Our magnificent body can feel like a battle zone. Caught in the cross hairs of inner conflict, the body can experience dueling messages about how to be.
Messages like wanting to feel good, but getting fed junk, wanting to look good, but being deprived of exercise (or getting way more exercise than it needs). Wanting to feel energized but getting pushed beyond its limits.
For the trauma survivor and person struggling with addiction, this can be so true, because in the course of wrestling with these painful conditions, we can unknowingly loose touch with our body, how it feels, what it wants, what it knows.
When we loose touch in these ways, it can open the doorway to pushing our body beyond its very real limits, when we’re just trying to cope with life.
What can wake us up to this kind of body neglect is either complete exhaustion or, heaven forbid, a stress related illness.
What can come along with this sort of body neglect is the sense of inner confusion, feeling grounded. Now we’re not anchored. We’re not connected to our self anymore because we’ve lost touch with our body and its inherent wisdom.
Now I know this sounds like crazy talk to suggest the body has a wisdom of its own. We’re not taught to think about the body in this way. But I humbly submit that it does.
How can we connect to the body again? In the same way we’d listen attentively to someone we care about.
One way of listening attentively to our body is through Yoga. A gentle and subjective approach to Yoga that is, which helps us to slow down the restless monkey mind and connect with the felt experience of our body. A style of Yoga that enables us to tune in, listen, and yield to what we hear from the inside out.
Here’s a simple practice to do right now to experiment with this notion:
Allow yourself to find a comfy place to sit down. Either on the floor in a cross legged position, or in a chair with the feet planted against the floor. Perhaps covering your body with a blanket if you’d like, but finding your way into a comfortable seated position, one that makes sense to your body. The hands can rest naturally in your lap.

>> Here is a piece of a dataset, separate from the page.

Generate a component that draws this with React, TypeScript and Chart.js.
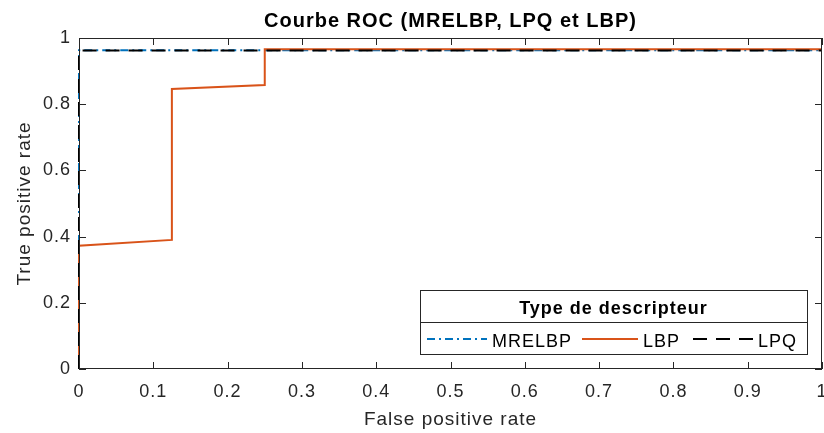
import React, { useEffect, useRef } from "react";
import { Chart, registerables } from "chart.js";

Chart.register(...registerables);

const TITLE = "Courbe ROC (MRELBP, LPQ et LBP)";
const X_LABEL = "False positive rate";
const Y_LABEL = "True positive rate";
const LEGEND_TITLE = "Type de descripteur";

const mrelbpName = "MRELBP";
const mrelbpFpr = [0, 0, 1];
const mrelbpTpr = [0, 0.963, 0.963];

const lbpName = "LBP";
const lbpFpr = [0, 0, 0.125, 0.125, 0.25, 0.25, 1];
const lbpTpr = [0, 0.3725, 0.39, 0.846, 0.858, 0.966, 0.966];

const lpqName = "LPQ";
const lpqFpr = [0, 0, 1];
const lpqTpr = [0, 0.962, 0.962];

const xTicks = [0, 0.1, 0.2, 0.3, 0.4, 0.5, 0.6, 0.7, 0.8, 0.9, 1];
const yTicks = [0, 0.2, 0.4, 0.6, 0.8, 1];

const AXIS_COLOR = "#262626";
const FONT = "'Liberation Sans', Arial, Helvetica, sans-serif";

const toPoints = (xs: number[], ys: number[]) => xs.map((x, i) => ({ x, y: ys[i] }));
const fmt = (v: number) => String(Number(v.toFixed(1)));

const spacingPlugin = {
  id: "spacing",
  beforeUpdate(chart: any) {
    chart.ctx.letterSpacing = "1px";
  },
  beforeLayout(chart: any) {
    chart.ctx.letterSpacing = "1px";
  },
  beforeDraw(chart: any) {
    chart.ctx.letterSpacing = "1px";
  },
};

const decorPlugin = {
  id: "decor",
  afterDraw(chart: any) {
    const ctx = chart.ctx;
    const { left, right, top, bottom } = chart.chartArea;
    const xs = chart.scales.x;
    const ys = chart.scales.y;
    ctx.save();
    ctx.letterSpacing = "1px";
    // box
    ctx.strokeStyle = AXIS_COLOR;
    ctx.lineWidth = 1;
    ctx.setLineDash([]);
    ctx.strokeRect(left + 0.5, top + 0.5, right - left - 1, bottom - top - 1);
    const tl = 7;
    ctx.beginPath();
    xTicks.forEach((v) => {
      const px = Math.round(xs.getPixelForValue(v)) + 0.5;
      ctx.moveTo(px, bottom);
      ctx.lineTo(px, bottom - tl);
      ctx.moveTo(px, top);
      ctx.lineTo(px, top + tl);
    });
    yTicks.forEach((v) => {
      const py = Math.round(ys.getPixelForValue(v)) + 0.5;
      ctx.moveTo(left, py);
      ctx.lineTo(left + tl, py);
      ctx.moveTo(right, py);
      ctx.lineTo(right - tl, py);
    });
    ctx.stroke();

    // title
    ctx.fillStyle = "#000000";
    ctx.font = `bold 20px ${FONT}`;
    ctx.textAlign = "center";
    ctx.textBaseline = "alphabetic";
    ctx.fillText(TITLE, (left + right) / 2, 27);

    // legend
    const lx = 420, ly = 290, lw = 387, lh = 64;
    ctx.fillStyle = "#ffffff";
    ctx.fillRect(lx, ly, lw, lh);
    ctx.strokeStyle = AXIS_COLOR;
    ctx.lineWidth = 1;
    ctx.strokeRect(lx + 0.5, ly + 0.5, lw, lh);
    ctx.beginPath();
    ctx.moveTo(lx, ly + 32.5);
    ctx.lineTo(lx + lw, ly + 32.5);
    ctx.stroke();
    ctx.fillStyle = "#000000";
    ctx.font = `bold 18px ${FONT}`;
    ctx.textAlign = "center";
    ctx.fillText(LEGEND_TITLE, lx + lw / 2, 314);

    const entries = chart.data.datasets.map((d: any) => d);
    const layout: Record<string, [number, number, number]> = {
      [mrelbpName]: [427, 487, 492],
      [lbpName]: [582, 638, 643],
      [lpqName]: [693, 753, 758],
    };
    ctx.font = `18px ${FONT}`;
    ctx.textAlign = "left";
    entries.forEach((d: any) => {
      const pos = layout[d.label];
      if (!pos) return;
      ctx.strokeStyle = d.borderColor;
      ctx.lineWidth = d.borderWidth;
      ctx.setLineDash(d.borderDash || []);
      ctx.beginPath();
      ctx.moveTo(pos[0], 339);
      ctx.lineTo(pos[1], 339);
      ctx.stroke();
      ctx.setLineDash([]);
      ctx.fillStyle = "#000000";
      ctx.fillText(d.label, pos[2], 347);
    });
    ctx.restore();
  },
};

export default function App() {
  const ref = useRef<HTMLCanvasElement>(null);
  useEffect(() => {
    document.body.style.margin = "0";
    const canvas = ref.current!;
    const chart = new Chart(canvas, {
      type: "scatter",
      data: {
        datasets: [
          {
            label: lpqName,
            data: toPoints(lpqFpr, lpqTpr),
            showLine: true,
            borderColor: "#000000",
            borderWidth: 2,
            borderDash: [14, 9],
            pointRadius: 0,
            fill: false,
            clip: false,
          },
          {
            label: lbpName,
            data: toPoints(lbpFpr, lbpTpr),
            showLine: true,
            borderColor: "#D95319",
            borderWidth: 2,
            pointRadius: 0,
            fill: false,
            clip: false,
          },
          {
            label: mrelbpName,
            data: toPoints(mrelbpFpr, mrelbpTpr),
            showLine: true,
            borderColor: "#0072BD",
            borderWidth: 2,
            borderDash: [8, 4, 2, 4],
            pointRadius: 0,
            fill: false,
            clip: false,
          },
        ] as any,
      },
      options: {
        animation: false,
        responsive: false,
        devicePixelRatio: 1,
        layout: { padding: { top: 38, right: 2, left: 0, bottom: 0 } },
        plugins: {
          legend: { display: false },
          title: { display: false },
          tooltip: { enabled: false },
        },
        scales: {
          x: {
            type: "linear",
            min: 0,
            max: 1,
            grid: { display: false, drawTicks: false },
            border: { display: false },
            afterBuildTicks: (s: any) => {
              s.ticks = xTicks.map((v) => ({ value: v }));
            },
            afterFit: (s: any) => {
              s.height = 64;
              s.paddingLeft = 0;
              s.paddingRight = 0;
            },
            ticks: {
              padding: 12,
              maxRotation: 0,
              autoSkip: false,
              color: AXIS_COLOR,
              font: { family: FONT, size: 18 },
              callback: (v: any) => fmt(Number(v)),
            },
            title: {
              display: true,
              text: X_LABEL,
              color: AXIS_COLOR,
              font: { family: FONT, size: 19 },
              padding: { top: 2, bottom: 2 },
            },
          },
          y: {
            type: "linear",
            min: 0,
            max: 1,
            grid: { display: false, drawTicks: false },
            border: { display: false },
            afterBuildTicks: (s: any) => {
              s.ticks = yTicks.map((v) => ({ value: v }));
            },
            afterFit: (s: any) => {
              s.width = 79;
              s.paddingTop = 0;
              s.paddingBottom = 0;
            },
            ticks: {
              padding: 8,
              autoSkip: false,
              color: AXIS_COLOR,
              font: { family: FONT, size: 18 },
              callback: (v: any) => fmt(Number(v)),
            },
            title: {
              display: true,
              text: Y_LABEL,
              color: AXIS_COLOR,
              font: { family: FONT, size: 19 },
              padding: { top: 13, bottom: 0 },
            },
          },
        },
      },
      plugins: [spacingPlugin, decorPlugin],
    });
    return () => chart.destroy();
  }, []);
  return (
    <div style={{ width: 824, height: 433 }}>
      <canvas ref={ref} width={824} height={433} style={{ display: "block", width: 824, height: 433 }} />
    </div>
  );
}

Then, allow your eyes to close. Turn your attention inward to the movement of the breath in your body, as it rises on the flow of the inhalation and falls on the flow of the exhalation. Do this for at least 10 full breaths (1 breath = inhalation + exhalation), until things quiet down inside.
Then, as the breath rises and falls, allow yourself to begin to notice any sensations moving through your body. Notice how the body feels here from the inside out. If you were to gently move your body from side to side, allow yourself to tune in to where the movement is emerging in the body and to notice any sensations that you feel. What’s happening here?
Does it feel as if you need to adjust the body to come into an even more comfortable position? Consider listening to what you hear. Yield to this prompting. What’s happening now?
If you were to gently drop one shoulder a little closer to the earth, and then the other, allow yourself to tune in to where the movement is arising in the body and to any sensations that you feel. What’s happening here?
Does it feel as if you need to adjust the body and come into an even more comfortable position? Consider listening to what you hear. Yield to this prompting. What’s happening now?
Rest here for a moment. Allow yourself to feel what you’re feeling here.
Listening, attending, and yielding, 3 forgotten ways of coming back into connection with the body and its inherent intelligence. When we do, we not only raise awareness of our body, but we re-connect and deepen our connection. This allows us to cultivate trust in our self again, and over time, a little something called peace.
With the sense of disconnect being a core experience of trauma and addiction, listening, attending and yielding become welcome allies as we embrace the body and its wisdom along the journey back home to our self.